In ACT 3, the set splits, separating the stage into 3 parts: stage left, stage right, and the background. Stage left is the Police station, where the black panther is shot by the Priest; stage right Ill’s General Store, where customers come and buy goods they cannot afford; yet in the background, on Claire’s balcony in the Golden Apostle, she pleasantly reads her mail with Husband VIII, creating a contrast in movement and mood. The contrast of movement mimics Claire’s web of influence—despite the lack of her physical presence, both events occurring in the other two locations are a result of her actions. The juxtaposition of mood: relaxed and agreeable on the balcony, and hectic and in chaos in the forestage illustrates her calm attitude towards manipulation: she need not worry about them opposing her orders, as she controls the token for power—money.

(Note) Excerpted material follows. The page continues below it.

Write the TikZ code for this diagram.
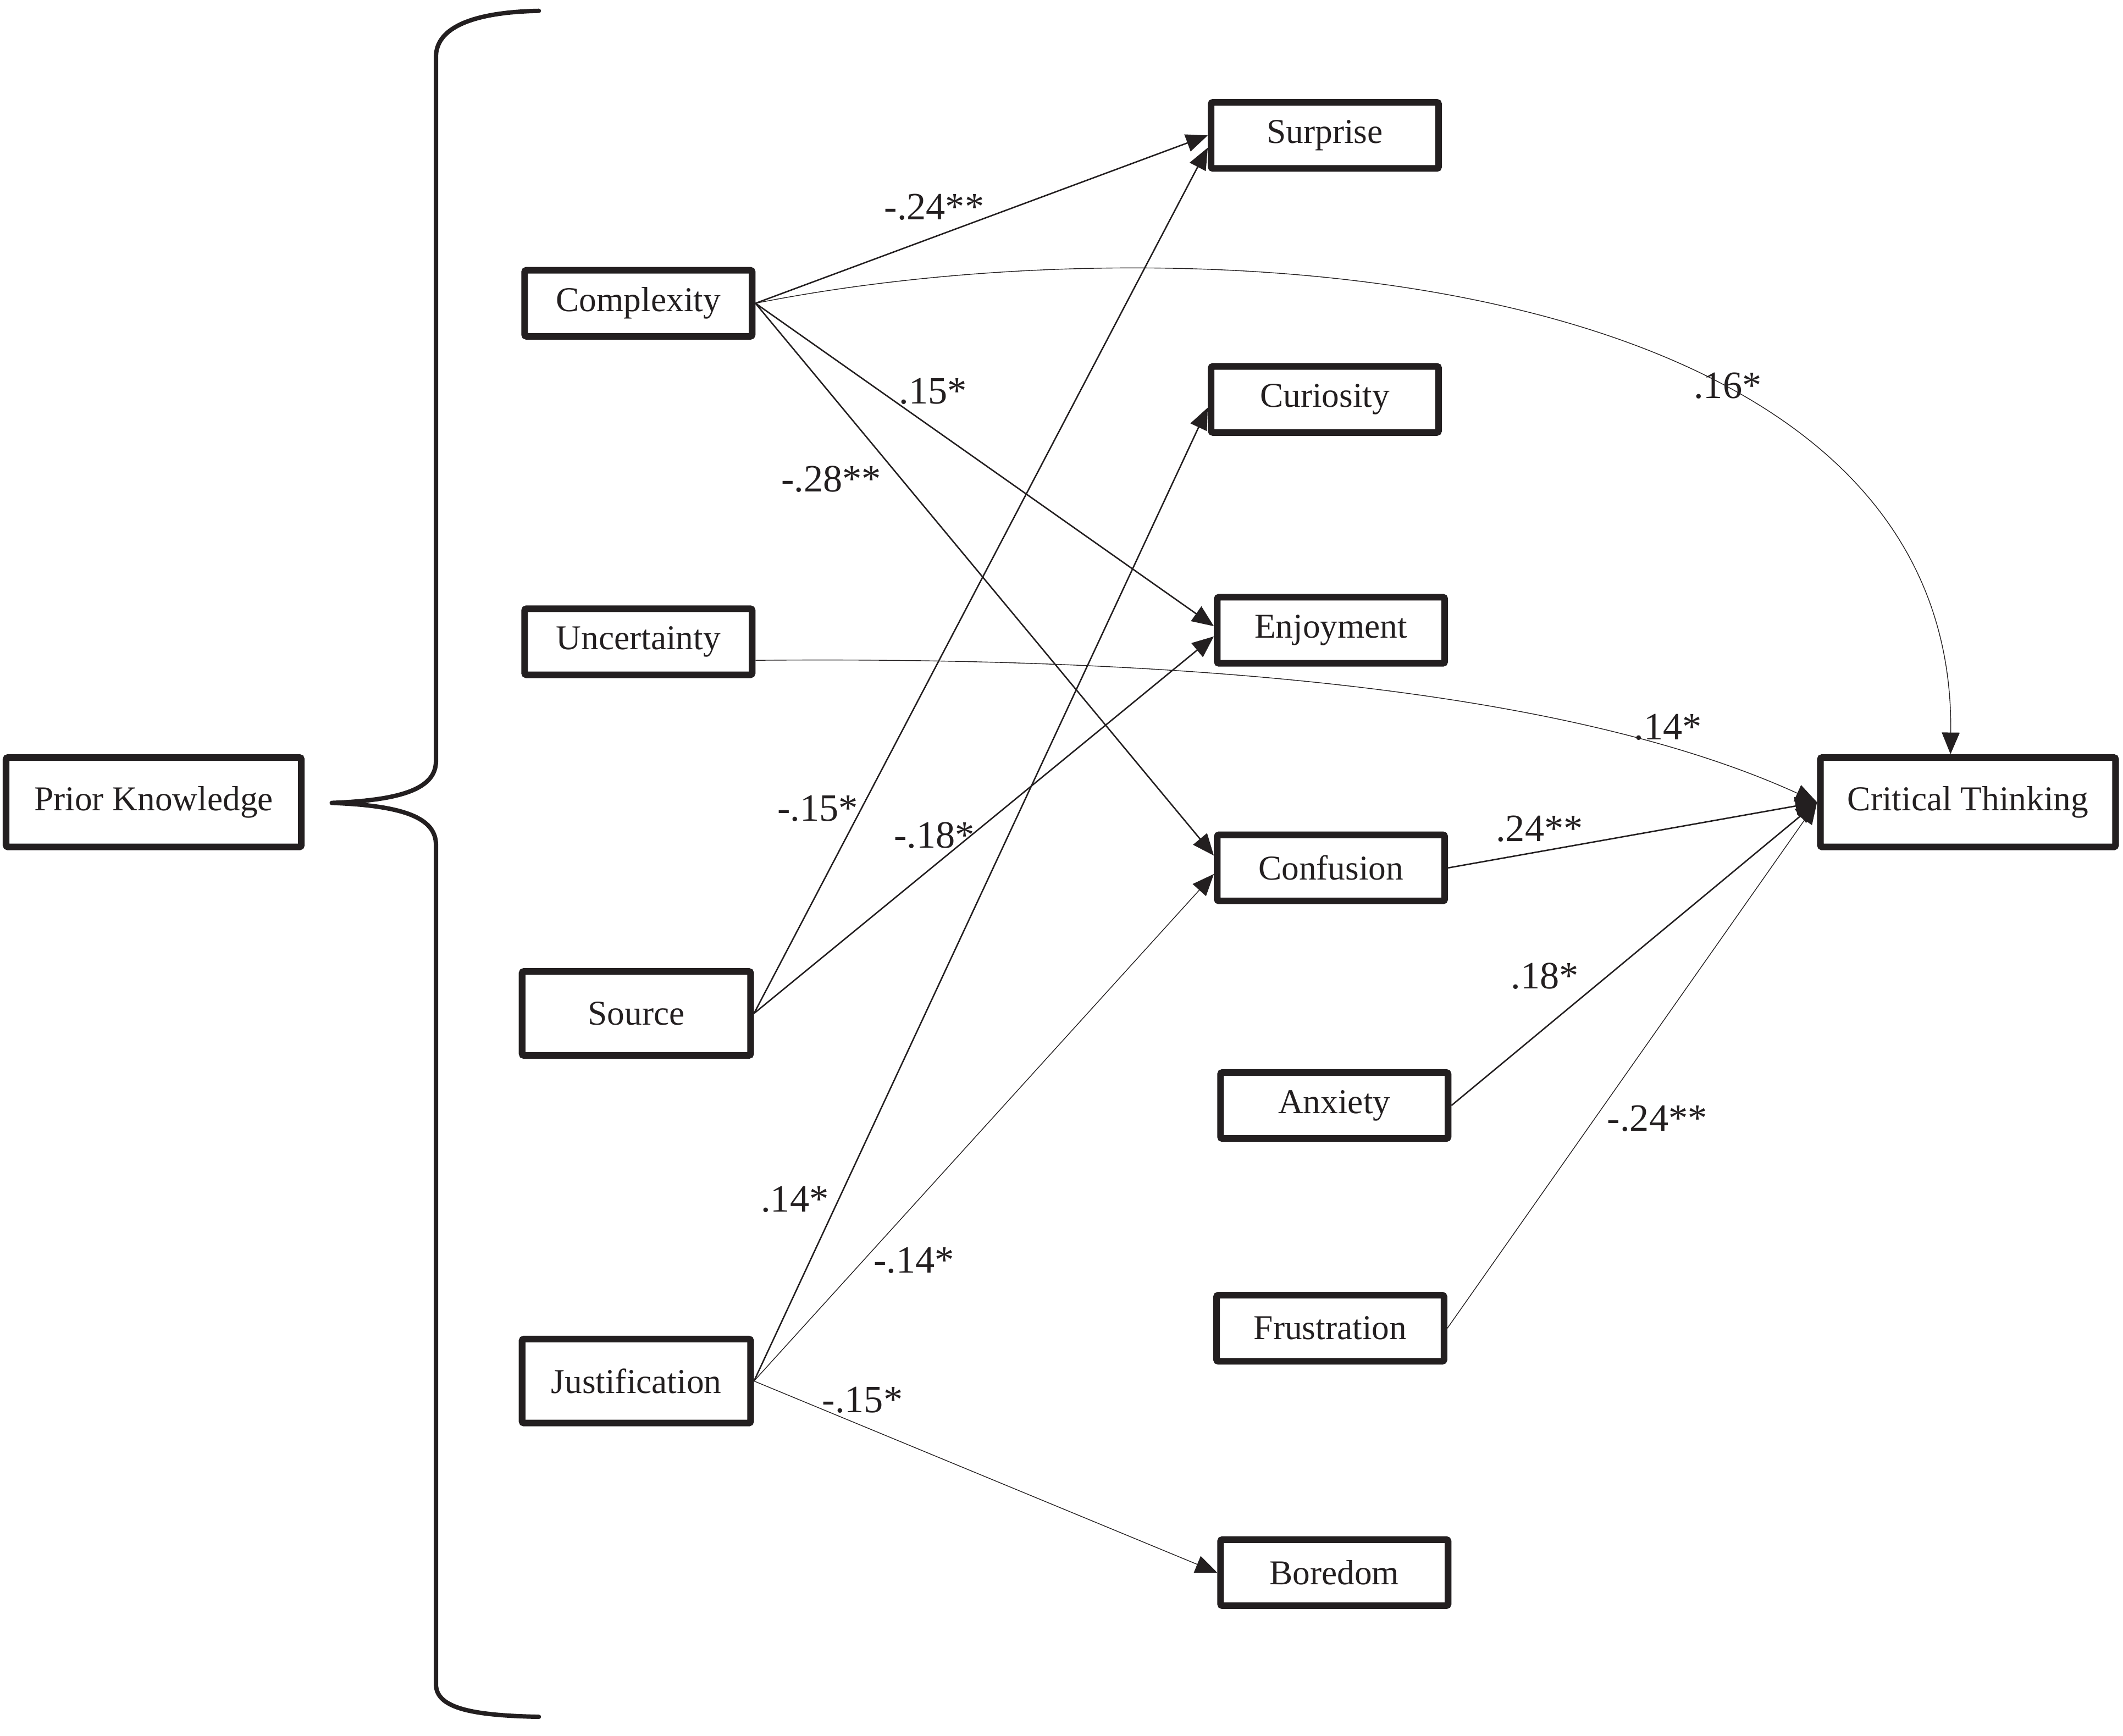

The manipulation and power of Claire through use of dramatic devices and characterisation evinces the lack of morality and the weakness of humanity. The Guelleners’ greed for money reflects their inability to withstand coercion, further setting out Claire’s web of influence. The interaction of Claire with other characters elucidates that all characters lack morality; however, what differentiates them is that Claire has money and they do not. The corruption of man, and their greed of money over their want for justice thus is thoroughly criticised by Dürrenmatt.